Крестник Арамиса | страница 70
— О боже! Новая война! — сказала она с каменным лицом.
— Да, мадам… Вся Европа восстала против нас… Война, которая может разразиться в четырех местах сразу…
Потом, видя спокойствие собеседницы, Людовик с горечью продолжал:
— А впрочем, я рад, что ничто не колеблет вашей твердости и, видимо, не поколеблет впредь, меня это успокаивает.
Она спросила холодно:
— Что может испугать победителя при Стейнкерке, Нервиндене, Стаффорде и д’Альманце?
— Э, мадам, — горячо возразил Людовик, — речь идет уже не о победителе тех славных дней, которые вы изволите воскрешать в памяти. Речь идет о побежденном при Бленхейме, Турине, Рамилье и Мальплаке… В последней кампании мы были на волосок от гибели… Знаете ли вы, что баталия при Бленхейме стоила нам всех территорий, расположенных между Дунаем и Рейном, что, потерпев поражение под Рамилье, мы потеряли всю Фландрию и что французские войска остановились только у ворот Лилля? Что разгром под Турином лишил нас обладания Италией? Наконец, что катастрофа при Мальплаке отбросила армии от берегов Самбры к Валансьену?
Погруженный в печаль в связи с семейным трауром и другими невзгодами, столь же внезапными, сколь и губительными, считая и те, которые только что назвал, осторожный и скрытный король не позволял себе являться перед публикой хоть в малой степени омраченным. Когда же наконец наступал час встречи с мадам де Ментенон, утомленный ролью короля, Людовик XIV с удовольствием снимал маску и давал свободное течение чувствам простого смертного, подвластного всем неурядицам и увлечениям, какие может себе позволить последний буржуа старого доброго Парижа.

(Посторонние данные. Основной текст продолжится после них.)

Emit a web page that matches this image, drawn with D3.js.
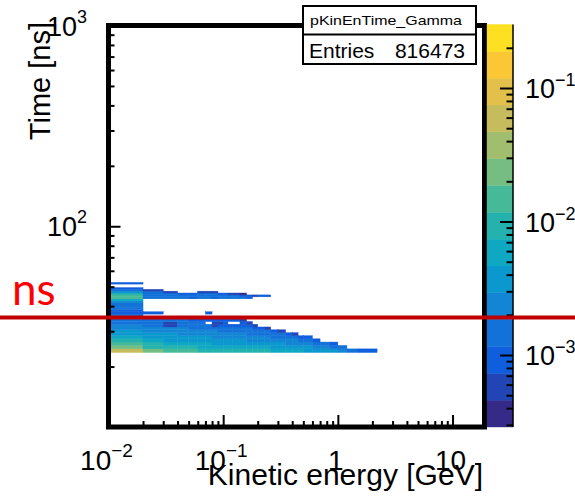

Эти интимные излияния были тем приятнее, что в течение дня монарх должен был сдерживать их, дабы даже в боли и гневе сохранить в глазах двора и простого народа величие полубога.
И вот теперь тревога, которую король испытывал, породила желание поплакаться, повздыхать, поупрекать кого-то за прошлые ошибки и пообещать расправы в будущем, как будто эти признания могли облегчить его тоскующую душу, подобно тому, как команда сбрасывает балласт во время бури, чтобы избежать катастрофы.
При этом король ухитрился забыть о присутствии Элиона. Тот чувствовал себя совсем маленьким и все сильнее прижимался к стене, словно хотел слиться с ней.
Мадам де Ментенон тоже не занималась больше молодым человеком.
— Вы что, обвиняете меня в своих несчастьях? — колко спросила она Людовика.
Тот покачал головой.
— Я обвиняю в этом только Фортуну… Фортуна — женщина… Она изменчива и покидает стариков.